La politica è la storia in divenire. Chi si cimenta
nell’iniziativa politica ha il compito di immaginare il futuro e proporre il
sogno del cambiamento. È questa visione che genera passioni, produce impegno e
attiva la partecipazione. Tale orizzonte, per noi, è l’ideale della
trasformazione democratica e del superamento dei rapporti sociali che producono
l’insopportabile ingiustizia dello sfruttamento dell’uomo sull’uomo.
La politica, però, ha anche il compito di riportare sulla
terra ciò che sta nel cielo. In questo senso è realismo, analisi della
situazione concreta e valutazione dei rapporti di forza.
Significa tenere insieme idee radicali e politiche reali e,
simmetricamente, tenere fuori i settarismi identitari, gli estremismi parolai,
i giustizialismi inconcludenti e i massimalismi velleitari, che producono solo
sterile testimonianza e sconfitte politiche tremende.
Questa è sempre stata la migliore cultura politica dei
comunisti in Italia.
Noi ci poniamo oggi, cominciando dall’Italia e dall’Europa,
il problema di come “osare democrazia” difendendola dagli assalti dei populismi
e delle destre e di come uscire dalla crisi economica facendo vincere le
ragioni dei ceti più deboli, del lavoro, dei saperi e dei diritti.
È nella dimensione europea che occorre collocare il livello
di questi problemi e, quindi, le soluzioni. L’Europa di oggi è lontanissima da
quella immaginata a Ventotene da Altiero Spinelli. Non è più rinviabile
un’iniziativa politica progressista per un’altra Europa, più giusta, aperta
all’integrazione democratica e alle istanze dello sviluppo, dell’equità,
dell’ambiente e del lavoro. Un’Europa in cui prevalgano le ragioni del pubblico
su quelle del privato, della politica su quelle della tecnocrazia economica.
Al contempo non si può prescindere dalla costruzione di
un’identità nazionale che assuma l’interesse dell’Italia come perno su cui
tenere il tema dell’unità nazionale dentro l’Unione Europea. I populismi fanno
presa perché in Italia la cultura dello “sfascismo” è il vero humus su cui
proliferano le pulsioni autoritarie e reazionarie.

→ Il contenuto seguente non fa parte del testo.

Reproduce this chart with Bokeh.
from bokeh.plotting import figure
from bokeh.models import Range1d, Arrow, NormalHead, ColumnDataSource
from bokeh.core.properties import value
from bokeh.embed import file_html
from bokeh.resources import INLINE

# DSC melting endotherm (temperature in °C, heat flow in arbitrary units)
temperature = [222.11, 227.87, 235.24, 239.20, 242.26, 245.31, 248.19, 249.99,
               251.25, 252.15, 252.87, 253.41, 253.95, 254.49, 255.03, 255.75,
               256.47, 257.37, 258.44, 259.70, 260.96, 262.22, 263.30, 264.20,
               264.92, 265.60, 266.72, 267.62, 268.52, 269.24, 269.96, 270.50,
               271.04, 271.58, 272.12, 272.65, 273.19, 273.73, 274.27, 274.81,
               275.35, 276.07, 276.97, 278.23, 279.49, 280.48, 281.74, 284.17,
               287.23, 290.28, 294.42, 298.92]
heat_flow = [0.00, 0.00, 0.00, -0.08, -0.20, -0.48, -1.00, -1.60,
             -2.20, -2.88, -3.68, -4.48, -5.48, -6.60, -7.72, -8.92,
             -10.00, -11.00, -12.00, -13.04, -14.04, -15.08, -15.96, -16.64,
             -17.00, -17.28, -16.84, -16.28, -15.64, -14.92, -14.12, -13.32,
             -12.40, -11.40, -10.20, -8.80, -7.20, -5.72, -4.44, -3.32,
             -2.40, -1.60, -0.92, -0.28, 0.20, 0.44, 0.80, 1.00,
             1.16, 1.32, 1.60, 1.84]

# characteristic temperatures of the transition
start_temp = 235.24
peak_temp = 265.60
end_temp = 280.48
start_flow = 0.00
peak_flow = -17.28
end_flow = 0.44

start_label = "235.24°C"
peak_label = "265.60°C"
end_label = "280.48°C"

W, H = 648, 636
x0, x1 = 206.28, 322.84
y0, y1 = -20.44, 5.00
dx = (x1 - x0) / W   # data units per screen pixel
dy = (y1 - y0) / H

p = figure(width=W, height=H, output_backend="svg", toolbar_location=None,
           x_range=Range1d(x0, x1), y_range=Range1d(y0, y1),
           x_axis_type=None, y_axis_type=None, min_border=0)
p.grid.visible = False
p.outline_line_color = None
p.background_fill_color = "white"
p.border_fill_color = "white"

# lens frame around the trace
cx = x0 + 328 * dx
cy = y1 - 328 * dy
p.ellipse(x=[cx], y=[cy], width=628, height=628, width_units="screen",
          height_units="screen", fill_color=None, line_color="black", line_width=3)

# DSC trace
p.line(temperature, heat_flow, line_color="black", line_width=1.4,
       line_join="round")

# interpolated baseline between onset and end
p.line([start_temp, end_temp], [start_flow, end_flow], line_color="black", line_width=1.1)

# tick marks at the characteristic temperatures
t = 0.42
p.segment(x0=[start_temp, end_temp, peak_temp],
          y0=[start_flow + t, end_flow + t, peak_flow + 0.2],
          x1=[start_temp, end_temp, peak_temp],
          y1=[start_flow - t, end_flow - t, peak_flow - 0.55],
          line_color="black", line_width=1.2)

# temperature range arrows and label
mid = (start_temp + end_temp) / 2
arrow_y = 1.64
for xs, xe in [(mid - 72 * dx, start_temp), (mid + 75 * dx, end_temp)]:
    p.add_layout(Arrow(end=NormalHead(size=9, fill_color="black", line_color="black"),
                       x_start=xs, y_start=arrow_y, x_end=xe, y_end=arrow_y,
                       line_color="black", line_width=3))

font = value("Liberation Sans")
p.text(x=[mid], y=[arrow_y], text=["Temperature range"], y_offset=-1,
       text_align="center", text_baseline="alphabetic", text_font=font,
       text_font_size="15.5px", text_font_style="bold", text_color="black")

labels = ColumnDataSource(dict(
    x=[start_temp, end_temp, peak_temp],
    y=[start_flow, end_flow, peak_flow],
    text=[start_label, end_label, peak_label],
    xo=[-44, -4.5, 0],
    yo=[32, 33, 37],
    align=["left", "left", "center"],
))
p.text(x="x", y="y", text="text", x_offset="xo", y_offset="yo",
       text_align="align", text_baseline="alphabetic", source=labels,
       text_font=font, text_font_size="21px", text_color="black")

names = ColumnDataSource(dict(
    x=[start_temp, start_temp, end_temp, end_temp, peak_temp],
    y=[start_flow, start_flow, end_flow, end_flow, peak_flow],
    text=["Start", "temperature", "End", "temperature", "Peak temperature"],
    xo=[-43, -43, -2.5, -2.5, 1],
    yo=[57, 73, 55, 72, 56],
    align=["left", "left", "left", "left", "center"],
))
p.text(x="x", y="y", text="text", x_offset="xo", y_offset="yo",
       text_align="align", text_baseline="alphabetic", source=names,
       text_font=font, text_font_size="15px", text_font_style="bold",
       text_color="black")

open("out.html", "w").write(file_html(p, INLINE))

La crisi economica, sociale e politica ci impone di guardare
a tali problemi da una prospettiva generazionale; di trovare le forme e i
contenuti per parlare con forza e credibilità ai giovani proponendo un
nuovo patto sociale che – privo di scorciatoie giovanilistiche e rottamatrici,
ma con una forte attenzione verso il rinnovamento – metta insieme le
generazioni e si rivolga al paese reale, non ai poteri forti nazionali e
internazionali. Il paradigma tecnocratico – quello della contrapposizione
giovani/vecchi, garantiti/non garantiti – si sconfigge con un’idea forte del
lavoro e della coesione sociale, in cui la stagione della precarietà viene
chiusa e i saperi divengono il fondamento della civiltà e dello sviluppo; ma
anche favorendo l’impegno di nuova leva di ragazze e ragazzi, giovani donne e
giovani uomini, che finalmente riescano a prendere in mano il futuro di questo
Paese.
Lo schieramento progressista non è uscito vincitore dalle
elezioni e quel centrosinistra si è suicidato – tradendo la domanda di
cambiamento del suo popolo – per dare vita ad un governo con le destre che,
ancora una volta, rimette in gioco Berlusconi.
Noi non ci rassegniamo. Non è più il tempo di tatticismi e
politicismi, né di coltivare piccoli orticelli ormai inariditi. Per scongiurare
l’ipotesi che la “terza repubblica” diventi l’epoca della contrapposizione tra
un nuovo agglomerato centrista e una galassia populista ed antisistema, è
necessario e urgente costruire un grande e nuovo soggetto politico della
sinistra, che si ponga l’obiettivo strategico del governo per cambiare l’Italia
insieme alle forze progressiste in un nuovo centrosinistra. Una sinistra che
condivida un pensiero forte e non più subalterno alle idee fallite del
neoliberismo, in grado di sconfiggere le politiche dell’austerità e di
contrastare – riaffermando i valori della Costituzione – l’emergenza
democratica e che, soprattutto, stia dalla parte dei giovani e del lavoro.